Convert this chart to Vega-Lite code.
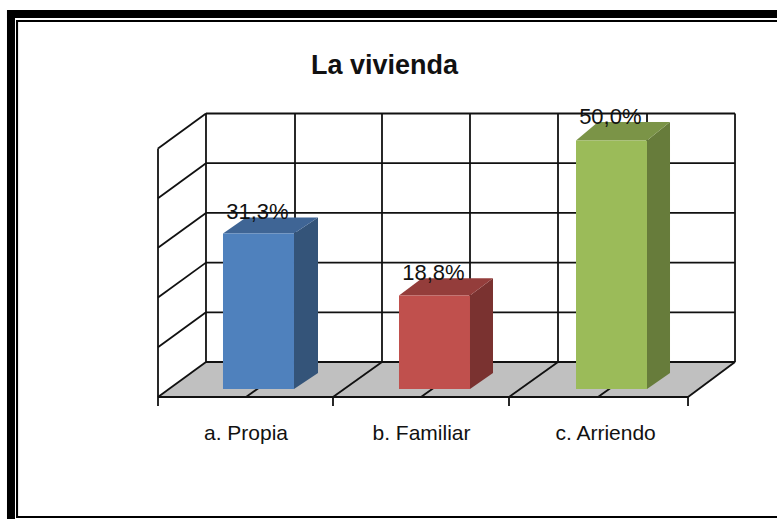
{
"$schema":"https://vega.github.io/schema/vega-lite/v6.json",
"width":777,"height":519,"padding":0,"autosize":{"type":"none"},
"background":"white",
"view":{"stroke":null},
"datasets":{
"frame":[
{"x":-85.8,"x2":-81.25,"y":76.26,"y2":-26.16},
{"x":-80.68,"x2":-79.5,"y":74.25,"y2":-25.96},
{"x":-85.8,"x2":351.7,"y":76.26,"y2":74.65},
{"x":-80.68,"x2":351.7,"y":74.25,"y2":73.84},
{"x":-80.68,"x2":351.7,"y":-25.55,"y2":-25.96}
],
"floor":[
{"y":-1.61,"x":0,"x2":301.14},
{"y":5.43,"x":27.27,"x2":327.84}
],
"grid":[
{"x":27.27,"y":5.43,"x2":327.84,"y2":5.43},
{"x":27.27,"y":15.43,"x2":327.84,"y2":15.43},
{"x":27.27,"y":25.43,"x2":327.84,"y2":25.43},
{"x":27.27,"y":35.43,"x2":327.84,"y2":35.43},
{"x":27.27,"y":45.43,"x2":327.84,"y2":45.43},
{"x":27.27,"y":55.43,"x2":327.84,"y2":55.43},
{"x":27.27,"y":5.43,"x2":27.27,"y2":55.43},
{"x":77.84,"y":5.43,"x2":77.84,"y2":55.43},
{"x":127.27,"y":5.43,"x2":127.27,"y2":55.43},
{"x":177.27,"y":5.43,"x2":177.27,"y2":55.43},
{"x":227.27,"y":5.43,"x2":227.27,"y2":55.43},
{"x":277.84,"y":5.43,"x2":277.84,"y2":55.43},
{"x":327.84,"y":5.43,"x2":327.84,"y2":55.43},
{"x":0,"y":-3.42,"x2":0,"y2":48.4},
{"x":0,"y":-1.61,"x2":27.27,"y2":5.43},
{"x":0,"y":8.4,"x2":27.27,"y2":15.43},
{"x":0,"y":18.4,"x2":27.27,"y2":25.43},
{"x":0,"y":28.4,"x2":27.27,"y2":35.43},
{"x":0,"y":38.4,"x2":27.27,"y2":45.43},
{"x":0,"y":48.4,"x2":27.27,"y2":55.43},
{"x":50,"y":-1.61,"x2":77.84,"y2":5.43},
{"x":99.43,"y":-1.61,"x2":127.27,"y2":5.43},
{"x":149.43,"y":-1.61,"x2":177.27,"y2":5.43},
{"x":199.43,"y":-1.61,"x2":227.27,"y2":5.43},
{"x":250,"y":-1.61,"x2":277.84,"y2":5.43},
{"x":301.14,"y":-1.61,"x2":327.84,"y2":5.43},
{"x":0,"y":-1.61,"x2":301.14,"y2":-1.61},
{"x":99.43,"y":-3.42,"x2":99.43,"y2":-1.61},
{"x":199.43,"y":-3.42,"x2":199.43,"y2":-1.61},
{"x":301.14,"y":-3.42,"x2":301.14,"y2":-1.61}
],
"front":[
{"cat":"a. Propia","value":31.3,"x":36.93,"x2":77.27,"base":0},
{"cat":"b. Familiar","value":18.8,"x":136.93,"x2":177.27,"base":0},
{"cat":"c. Arriendo","value":50.0,"x":237.5,"x2":277.84,"base":0}
],
"side":[
{"cat":"a. Propia","x":77.27,"low":0,"high":31.3},
{"cat":"a. Propia","x":90.91,"low":3.22,"high":34.5},
{"cat":"b. Familiar","x":177.27,"low":0,"high":18.8},
{"cat":"b. Familiar","x":190.34,"low":3.22,"high":22.3},
{"cat":"c. Arriendo","x":277.84,"low":0,"high":50.0},
{"cat":"c. Arriendo","x":290.91,"low":3.22,"high":53.7}
],
"top":[
{"cat":"a. Propia","y":31.3,"x":36.93,"x2":77.27},
{"cat":"a. Propia","y":34.5,"x":50,"x2":90.91},
{"cat":"b. Familiar","y":18.8,"x":136.93,"x2":177.27},
{"cat":"b. Familiar","y":22.3,"x":150,"x2":190.34},
{"cat":"c. Arriendo","y":50.0,"x":237.5,"x2":277.84},
{"cat":"c. Arriendo","y":53.7,"x":250,"x2":290.91}
],
"labels":[
{"label":"31,3%","x":56.5,"y":34.2},
{"label":"18,8%","x":156.5,"y":21.9},
{"label":"50,0%","x":257,"y":53.3}
],
"cats":[
{"label":"a. Propia","x":50,"y":-10.3},
{"label":"b. Familiar","x":149.7,"y":-10.3},
{"label":"c. Arriendo","x":254.3,"y":-10.3}
],
"title":[{"label":"La vivienda","x":128.7,"y":63.4}]
},
"encoding":{
"x":{"field":"x","type":"quantitative","scale":{"domain":[-89.77,351.7],"nice":false,"zero":false},"axis":null},
"y":{"field":"y","type":"quantitative","scale":{"domain":[-26.16,78.27],"nice":false,"zero":false},"axis":null}
},
"resolve":{"scale":{"color":"independent"}},
"layer":[
{"data":{"name":"frame"},"mark":{"type":"rect","fill":"black"},"encoding":{"x2":{"field":"x2"},"y2":{"field":"y2"}}},
{"data":{"name":"floor"},"mark":{"type":"area","orient":"horizontal","fill":"#c0c0c0"},"encoding":{"x2":{"field":"x2"}}},
{"data":{"name":"grid"},"mark":{"type":"rule","stroke":"#111111","strokeWidth":1.8},"encoding":{"x2":{"field":"x2"},"y2":{"field":"y2"}}},
{"data":{"name":"side"},"mark":{"type":"area"},"encoding":{"y":{"field":"low","type":"quantitative"},"y2":{"field":"high"},"color":{"field":"cat","type":"nominal","legend":null,"scale":{"domain":["a. Propia","b. Familiar","c. Arriendo"],"range":["#345479","#7A3230","#677C3B"]}}}},
{"data":{"name":"top"},"mark":{"type":"area","orient":"horizontal"},"encoding":{"x2":{"field":"x2"},"color":{"field":"cat","type":"nominal","legend":null,"scale":{"domain":["a. Propia","b. Familiar","c. Arriendo"],"range":["#3F6595","#943D3B","#7B9447"]}}}},
{"data":{"name":"front"},"mark":{"type":"rect"},"encoding":{"x2":{"field":"x2"},"y":{"field":"base","type":"quantitative"},"y2":{"field":"value"},"color":{"field":"cat","type":"nominal","legend":null,"scale":{"domain":["a. Propia","b. Familiar","c. Arriendo"],"range":["#4F81BD","#C0504D","#9BBB59"]}}}},
{"data":{"name":"labels"},"mark":{"type":"text","font":"Liberation Sans","fontSize":22,"fill":"#111111","baseline":"alphabetic","align":"center"},"encoding":{"text":{"field":"label"}}},
{"data":{"name":"cats"},"mark":{"type":"text","font":"Liberation Sans","fontSize":21,"fill":"#111111","baseline":"alphabetic","align":"center"},"encoding":{"text":{"field":"label"}}},
{"data":{"name":"title"},"mark":{"type":"text","font":"Liberation Sans","fontSize":27,"fontWeight":"bold","fill":"#111111","baseline":"alphabetic","align":"center"},"encoding":{"text":{"field":"label"}}}
]
}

*EXERCISE BRIEF*
Copy all the data exactly as written, but skip any picture.

*SOLUTION FOR THIS PROBLEM*
Convert this chart to Vega-Lite code.
{
"$schema":"https://vega.github.io/schema/vega-lite/v6.json",
"width":777,"height":519,"padding":0,"autosize":{"type":"none"},
"background":"white",
"view":{"stroke":null},
"datasets":{
"frame":[
{"x":-85.8,"x2":-81.25,"y":76.26,"y2":-26.16},
{"x":-80.68,"x2":-79.5,"y":74.25,"y2":-25.96},
{"x":-85.8,"x2":351.7,"y":76.26,"y2":74.65},
{"x":-80.68,"x2":351.7,"y":74.25,"y2":73.84},
{"x":-80.68,"x2":351.7,"y":-25.55,"y2":-25.96}
],
"floor":[
{"y":-1.61,"x":0,"x2":301.14},
{"y":5.43,"x":27.27,"x2":327.84}
],
"grid":[
{"x":27.27,"y":5.43,"x2":327.84,"y2":5.43},
{"x":27.27,"y":15.43,"x2":327.84,"y2":15.43},
{"x":27.27,"y":25.43,"x2":327.84,"y2":25.43},
{"x":27.27,"y":35.43,"x2":327.84,"y2":35.43},
{"x":27.27,"y":45.43,"x2":327.84,"y2":45.43},
{"x":27.27,"y":55.43,"x2":327.84,"y2":55.43},
{"x":27.27,"y":5.43,"x2":27.27,"y2":55.43},
{"x":77.84,"y":5.43,"x2":77.84,"y2":55.43},
{"x":127.27,"y":5.43,"x2":127.27,"y2":55.43},
{"x":177.27,"y":5.43,"x2":177.27,"y2":55.43},
{"x":227.27,"y":5.43,"x2":227.27,"y2":55.43},
{"x":277.84,"y":5.43,"x2":277.84,"y2":55.43},
{"x":327.84,"y":5.43,"x2":327.84,"y2":55.43},
{"x":0,"y":-3.42,"x2":0,"y2":48.4},
{"x":0,"y":-1.61,"x2":27.27,"y2":5.43},
{"x":0,"y":8.4,"x2":27.27,"y2":15.43},
{"x":0,"y":18.4,"x2":27.27,"y2":25.43},
{"x":0,"y":28.4,"x2":27.27,"y2":35.43},
{"x":0,"y":38.4,"x2":27.27,"y2":45.43},
{"x":0,"y":48.4,"x2":27.27,"y2":55.43},
{"x":50,"y":-1.61,"x2":77.84,"y2":5.43},
{"x":99.43,"y":-1.61,"x2":127.27,"y2":5.43},
{"x":149.43,"y":-1.61,"x2":177.27,"y2":5.43},
{"x":199.43,"y":-1.61,"x2":227.27,"y2":5.43},
{"x":250,"y":-1.61,"x2":277.84,"y2":5.43},
{"x":301.14,"y":-1.61,"x2":327.84,"y2":5.43},
{"x":0,"y":-1.61,"x2":301.14,"y2":-1.61},
{"x":99.43,"y":-3.42,"x2":99.43,"y2":-1.61},
{"x":199.43,"y":-3.42,"x2":199.43,"y2":-1.61},
{"x":301.14,"y":-3.42,"x2":301.14,"y2":-1.61}
],
"front":[
{"cat":"a. Propia","value":31.3,"x":36.93,"x2":77.27,"base":0},
{"cat":"b. Familiar","value":18.8,"x":136.93,"x2":177.27,"base":0},
{"cat":"c. Arriendo","value":50.0,"x":237.5,"x2":277.84,"base":0}
],
"side":[
{"cat":"a. Propia","x":77.27,"low":0,"high":31.3},
{"cat":"a. Propia","x":90.91,"low":3.22,"high":34.5},
{"cat":"b. Familiar","x":177.27,"low":0,"high":18.8},
{"cat":"b. Familiar","x":190.34,"low":3.22,"high":22.3},
{"cat":"c. Arriendo","x":277.84,"low":0,"high":50.0},
{"cat":"c. Arriendo","x":290.91,"low":3.22,"high":53.7}
],
"top":[
{"cat":"a. Propia","y":31.3,"x":36.93,"x2":77.27},
{"cat":"a. Propia","y":34.5,"x":50,"x2":90.91},
{"cat":"b. Familiar","y":18.8,"x":136.93,"x2":177.27},
{"cat":"b. Familiar","y":22.3,"x":150,"x2":190.34},
{"cat":"c. Arriendo","y":50.0,"x":237.5,"x2":277.84},
{"cat":"c. Arriendo","y":53.7,"x":250,"x2":290.91}
],
"labels":[
{"label":"31,3%","x":56.5,"y":34.2},
{"label":"18,8%","x":156.5,"y":21.9},
{"label":"50,0%","x":257,"y":53.3}
],
"cats":[
{"label":"a. Propia","x":50,"y":-10.3},
{"label":"b. Familiar","x":149.7,"y":-10.3},
{"label":"c. Arriendo","x":254.3,"y":-10.3}
],
"title":[{"label":"La vivienda","x":128.7,"y":63.4}]
},
"encoding":{
"x":{"field":"x","type":"quantitative","scale":{"domain":[-89.77,351.7],"nice":false,"zero":false},"axis":null},
"y":{"field":"y","type":"quantitative","scale":{"domain":[-26.16,78.27],"nice":false,"zero":false},"axis":null}
},
"resolve":{"scale":{"color":"independent"}},
"layer":[
{"data":{"name":"frame"},"mark":{"type":"rect","fill":"black"},"encoding":{"x2":{"field":"x2"},"y2":{"field":"y2"}}},
{"data":{"name":"floor"},"mark":{"type":"area","orient":"horizontal","fill":"#c0c0c0"},"encoding":{"x2":{"field":"x2"}}},
{"data":{"name":"grid"},"mark":{"type":"rule","stroke":"#111111","strokeWidth":1.8},"encoding":{"x2":{"field":"x2"},"y2":{"field":"y2"}}},
{"data":{"name":"side"},"mark":{"type":"area"},"encoding":{"y":{"field":"low","type":"quantitative"},"y2":{"field":"high"},"color":{"field":"cat","type":"nominal","legend":null,"scale":{"domain":["a. Propia","b. Familiar","c. Arriendo"],"range":["#345479","#7A3230","#677C3B"]}}}},
{"data":{"name":"top"},"mark":{"type":"area","orient":"horizontal"},"encoding":{"x2":{"field":"x2"},"color":{"field":"cat","type":"nominal","legend":null,"scale":{"domain":["a. Propia","b. Familiar","c. Arriendo"],"range":["#3F6595","#943D3B","#7B9447"]}}}},
{"data":{"name":"front"},"mark":{"type":"rect"},"encoding":{"x2":{"field":"x2"},"y":{"field":"base","type":"quantitative"},"y2":{"field":"value"},"color":{"field":"cat","type":"nominal","legend":null,"scale":{"domain":["a. Propia","b. Familiar","c. Arriendo"],"range":["#4F81BD","#C0504D","#9BBB59"]}}}},
{"data":{"name":"labels"},"mark":{"type":"text","font":"Liberation Sans","fontSize":22,"fill":"#111111","baseline":"alphabetic","align":"center"},"encoding":{"text":{"field":"label"}}},
{"data":{"name":"cats"},"mark":{"type":"text","font":"Liberation Sans","fontSize":21,"fill":"#111111","baseline":"alphabetic","align":"center"},"encoding":{"text":{"field":"label"}}},
{"data":{"name":"title"},"mark":{"type":"text","font":"Liberation Sans","fontSize":27,"fontWeight":"bold","fill":"#111111","baseline":"alphabetic","align":"center"},"encoding":{"text":{"field":"label"}}}
]
}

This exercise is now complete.